Run an extreme-year stress test
Take that same data and overlay a known bad year—say, 2023’s heat dome or 2021’s ice storm. Don't average the weather. Don't smooth the peaks. The catch is that your current model probably uses a “typical meteorological year” (TMY), which literally averages out the extremes that kill projects. Quick reality check—find the three consecutive days with the highest cooling load in your record. Can your current battery dispatch cover that stretch without draining before sunset? If the answer is “maybe” or “we’d call in diesel,” you have a gap. We fixed this on a municipal microgrid by swapping the TMY input for the actual 2019 heat-wave sequence; the payback period shifted by nearly two years. That hurts—but less than a blackout does.

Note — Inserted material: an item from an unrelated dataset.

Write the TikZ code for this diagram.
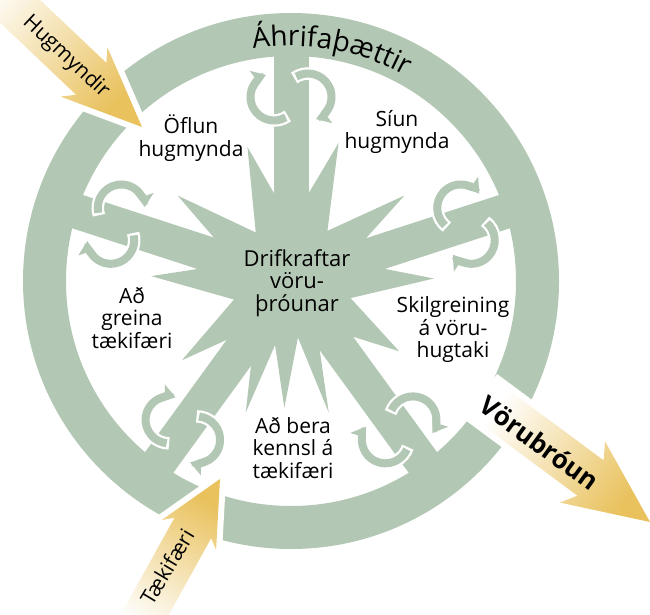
\documentclass[tikz,border=0pt]{standalone}
\usepackage{fontspec}
\setmainfont{Open Sans}
\usetikzlibrary{arrows.meta,decorations.text,calc}
\definecolor{sage}{RGB}{179,200,180}
\definecolor{gold}{RGB}{233,194,94}
\begin{document}
\begin{tikzpicture}[x=1pt,y=1pt,
  lbl/.style={font=\fontsize{21}{22.5}\selectfont, align=center, inner sep=0pt, text=black},
  awhite/.style={white, line width=12.5pt, -{Stealth[length=18pt,width=26pt,inset=4pt,line width=0pt]}},
  agreen/.style={sage, line width=8pt, -{Stealth[length=14pt,width=19pt,inset=3pt,line width=0pt]}},
  spoke/.style={sage, line width=35pt}]
\useasboundingbox (0,0) rectangle (650,614);
\coordinate (C) at (291,333);
% ring
\fill[sage, even odd rule] (C) circle[radius=268] (C) circle[radius=225];
% spokes
\foreach \t in {18,90,162,234,306} {
  \draw[spoke] (C) -- ($(C)+(\t:247)$);
}
% star
\fill[sage, shift={(C)}] (1:143) -- (20:58) -- (37:142) -- (54:62) -- (71:146) -- (90:58)
  -- (108:141) -- (126:60) -- (143:142) -- (162:58) -- (178:140) -- (198:60)
  -- (216:135) -- (232:58) -- (251:139) -- (256:66) -- (267:127) -- (277:57)
  -- (286:137) -- (294:68) -- (306:58) -- (327:129) -- (344:62) -- cycle;
% circular arrows
\foreach \t in {18,90,162,234,306} {
  \pgfmathsetmacro\sA{\t-150}
  \pgfmathsetmacro\eA{\t-340}
  \pgfmathsetmacro\sB{\t+30}
  \pgfmathsetmacro\eB{\t-160}
  \pgfmathsetmacro\sAw{\t-144}
  \pgfmathsetmacro\sBw{\t+36}
  \coordinate (P) at ($(C)+(\t:184)$);
  \coordinate (PA) at ($(P)+(\t+90:17)$);
  \coordinate (PB) at ($(P)+(\t-90:17)$);
  \draw[awhite] ($(PA)+(\sAw:23.5)$) arc[start angle=\sAw, end angle=\eA, radius=23.5];
  \draw[agreen] ($(PA)+(\sA:23.5)$) arc[start angle=\sA, end angle=\eA, radius=23.5];
  \draw[awhite] ($(PB)+(\sBw:23.5)$) arc[start angle=\sBw, end angle=\eB, radius=23.5];
  \draw[agreen] ($(PB)+(\sB:23.5)$) arc[start angle=\sB, end angle=\eB, radius=23.5];
}
% gold arrows
\foreach \tx/\ty/\al/\h/\s/\W/\w/\L in {142/487/-43.5/70/10/34/22/220, 220/135/61/56/8/31/21/175, 650/92/-36.5/74/10/38/22/205} {
  \pgfmathsetmacro\sa{\al-90}
  \pgfmathsetmacro\hs{\h+\s}
  \coordinate (T) at (\tx,\ty);
  \path[preaction={draw=white, line width=12pt, line join=miter},
        top color=gold, bottom color=white, shading angle=\sa]
    (T) -- ($(T)+(\al:-\hs)+(\al+90:\W)$) -- ($(T)+(\al:-\h)+(\al+90:\w)$)
    -- ($(T)+(\al:-\L)+(\al+90:\w)$) -- ($(T)+(\al:-\L)+(\al-90:\w)$)
    -- ($(T)+(\al:-\h)+(\al-90:\w)$) -- ($(T)+(\al:-\hs)+(\al-90:\W)$) -- cycle;
}
% title along ring
\path[decorate, decoration={text along path, text align=center,
   text={|\fontsize{28}{28}\selectfont|Áhrifaþættir}}]
  ($(C)+(125:235)$) arc[start angle=125, end angle=35, radius=235];
% labels
\node[lbl] (oflun) at (191,476) {Öflun\\hugmynda};
\node[lbl] (siun) at (397,482) {Síun\\hugmynda};
\node[lbl, font=\fontsize{22}{22.5}\selectfont] (drif) at (297,331) {Drifkraftar\\vöru-\\þróunar};
\node[lbl] (skil) at (453,284) {Skilgreining\\á vöru-\\hugtaki};
\node[lbl] (greina) at (132,296) {Að\\greina\\tækifæri};
\node[lbl] (bera) at (293,166) {Að bera\\kennsl á\\tækifæri};
\node[lbl, rotate=-43] (hug) at (66,557) {Hugmyndir};
\node[lbl, rotate=59] (taek) at (167,47) {Tækifæri};
\node[lbl, font=\fontsize{26}{28}\selectfont\bfseries, rotate=-36] (voru) at (540,171) {Vörubróun};
\end{tikzpicture}
\end{document}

Update your procurement specs
Write one new line into your next RFP: “Battery capacity must sustain full load for six hours during the coldest 1% of historical temperature hours.” Not “typical winter day.” Not “average peak.” The specific, miserable, edge-case hour. That sounds fine until you realize most vendors quote round-trip efficiency at 25°C and 50% state of charge—real performance at -10°C or 45°C is often 15–20% worse. The trade-off is real: overspecifying for a once-in-a-decade storm inflates your capital cost. But planning for the average guarantees you lose money when the seam blows out—and that seam blows out every few years now. Start with that one line in the spec. Then add a penalty clause for performance at extreme temperature. Your future self, sweating through a load-shed event, will thank you.